Originally published by Owner Builder Magazine, this excellent article by Rob Wainwright of Permaforest Trust comes complete with many useful building details, as well as quite a few beautiful photos.  Rob explains how they built their four meter dome step-by-step clearly enough that others could build one similar.

Permaforest Trust domeThis project is now featured on our Projects page and our Articles page.

Part 2, Finishing Off an Earthbag Dome, also by Rob Wainwright, is not yet online but is available direct from Owner Builder Magazine, issue 147, June/July.

The Permaforest Trust website is a treasure trove of informative articles on living lightly on the land, with hours or days of free reading material.  Highly recommended.


Comments

Building an Earthbag Dome — 1 Comment

  1. From Jerry:
    I’m interested in building a small dome home in Maine, and I have a question about water penetration. My understanding is that like straw, earthbag buildings need to breathe, which the plaster coating allows. My concern is that since a dome isn’t usually protected by a roof, the plaster will allow water to enter the earthbags, and maybe enter the house, yet a barrier between the outside lime plaster and the bags would promote mold, wouldn’t it?

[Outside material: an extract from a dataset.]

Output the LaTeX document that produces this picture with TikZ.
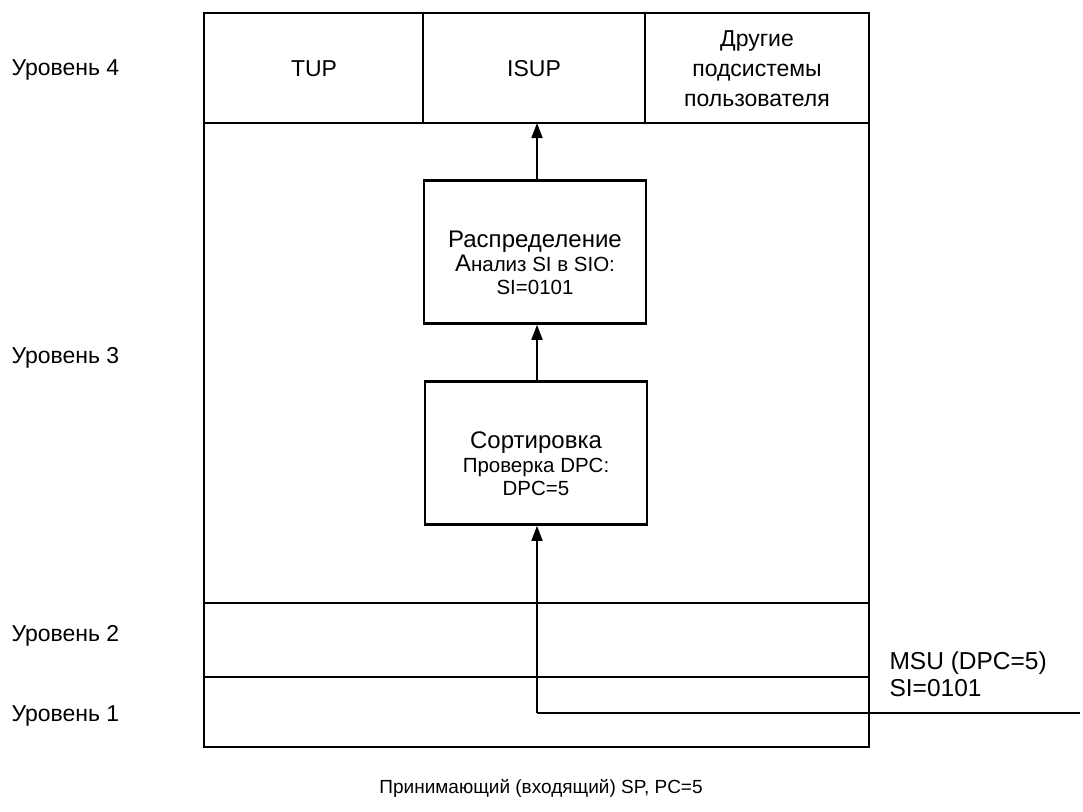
\documentclass[tikz,border=0pt]{standalone}
\usepackage{fontspec}
\setmainfont{Liberation Sans}
\usetikzlibrary{arrows.meta}
\begin{document}
\begin{tikzpicture}[x=1pt,y=-1pt,
  frame/.style={line width=2.8pt},
  lvl/.style={anchor=west,font=\fontsize{23}{28}\selectfont},
  big/.style={font=\fontsize{23}{30}\selectfont},
  blk/.style={draw,line width=2.6pt,minimum width=222pt,minimum height=143pt},
  blktxt/.style={align=center,font=\fontsize{20.5}{23.5}\selectfont},
  flow/.style={line width=1.8pt,-{Triangle[length=15pt,width=11pt]}}]
\newcommand\headtxt{\fontsize{24}{24}\selectfont}
\useasboundingbox (0,0) rectangle (1083,811);
% outer frame and level dividers
\draw[frame] (204,13) rectangle (869,747);
\draw[frame] (204,123) -- (869,123);
\draw[frame] (204,603) -- (869,603);
\draw[frame] (204,677) -- (869,677);
\draw[frame] (423,13) -- (423,123);
\draw[frame] (645,13) -- (645,123);
% level 4 user parts
\node[big] (tup) at (314,69) {TUP};
\node[big] (isup) at (534,69) {ISUP};
\node[big,align=center] (oth) at (757,69) {Другие\\подсистемы\\пользователя};
\coordinate (top) at (537,123);
% level 3 blocks
\node[blk] (dist) at (535,252) {};
\node[blktxt] (distT) at ([yshift=-11pt]dist.center) {{\headtxt Распределение}\\
  {\headtxt А}нализ SI в SIO:\\
  SI=0101};
\node[blk] (sort) at (536,453) {};
\node[blktxt] (sortT) at ([yshift=-11pt]sort.center) {{\headtxt Сортировка}\\
  Проверка DPC:\\
  DPC=5};
% level labels
\node[lvl] (l4) at (8,70) {Уровень 4};
\node[lvl] (l3) at (8,358) {Уровень 3};
\node[lvl] (l2) at (8,636) {Уровень 2};
\node[lvl] (l1) at (8,716) {Уровень 1};
% incoming message path
\coordinate (inR) at (1080,713);
\coordinate (inC) at (537,713);
\draw[line width=1.8pt] (inR) -- (inC);
\draw[flow] (inC) -- (sort.south -| inC);
\draw[flow] (sort.north -| inC) -- (dist.south -| inC);
\draw[flow] (dist.north -| inC) -- (top);
\node[anchor=west,align=left,font=\fontsize{24.5}{27}\selectfont] (msu) at (886,674) {MSU (DPC=5)\\SI=0101};
\node[font=\fontsize{19}{24}\selectfont] (sp) at (541,788) {Принимающий (входящий) SP, PC=5};
\end{tikzpicture}
\end{document}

What would your suggestion be for this problem?

    From Owen:
    As you’re probably aware, domes evolved in desert regions and are not particularly well suited to rainy climates. Plaster performs best when protected from direct rain and snow. So yes, your structure will likely have moisture problems. Water could leak in through small cracks. I’d be concerned about weak sports developing and causing structural problems.